En juin, 23 hommes africains au moins ont trouvé la mort à Melilla, à la frontière entre le Maroc et l’Espagne. Ces décès sont survenus lorsque quelque 2 000 personnes (des migrants et des demandeurs d’asile venant majoritairement du Soudan, du Soudan du Sud et du Tchad) ont tenté d’entrer en Espagne en escaladant les hauts grillages entourant la ville de Melilla, l’une des deux enclaves espagnoles en Afrique du Nord. Des vidéos et des photographies de l’incident montrent les forces de sécurité marocaines faisant un usage excessif de la force, notamment par des passages à tabac, et la Guardia civil espagnole lançant des grenades lacrymogènes en direction des hommes qui escaladaient les clôtures. À la suite de cet incident survenu en juin, des tribunaux  marocains ont condamné des dizaines de migrants à des peines de prison pour de nombreux chefs d’accusation, dont le trafic d’êtres humains, l’entrée illégale sur le territoire marocain et la violence à l’encontre d’agents de la force publique. À la date du 19 septembre, les autorités espagnoles n’avaient toujours pas publié les conclusions d’une enquête annoncée en juin par le procureur général de l’État.
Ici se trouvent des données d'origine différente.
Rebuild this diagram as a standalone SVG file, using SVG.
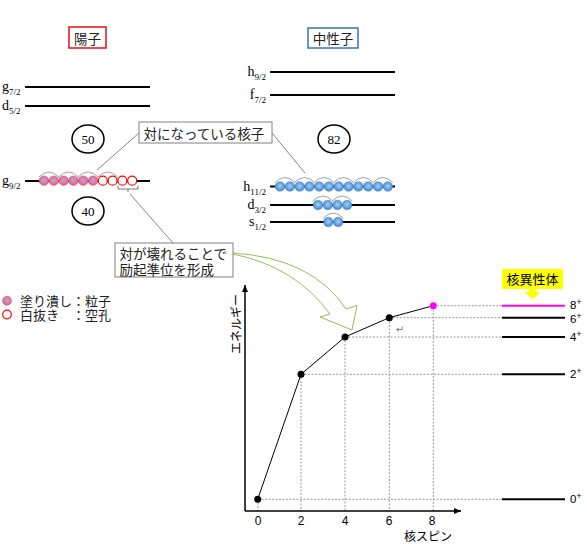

L’activiste ouïghour Yidiresi Aishan, également connu sous le nom d’Idris Hasan, demeure sous la menace d’une extradition du Maroc vers la Chine. Il avait été arrêté en juillet 2021, à son arrivée au Maroc en provenance de Turquie, sur la base d’une notice rouge diffusée par Interpol à la demande de la Chine et fondée sur des accusations d’« appartenance à une organisation terroriste ». L’extradition d’Idris Hasan serait contraire aux obligations internationales du Maroc de ne pas renvoyer de personnes vers un lieu où elles seraient exposées à la persécution et à la torture.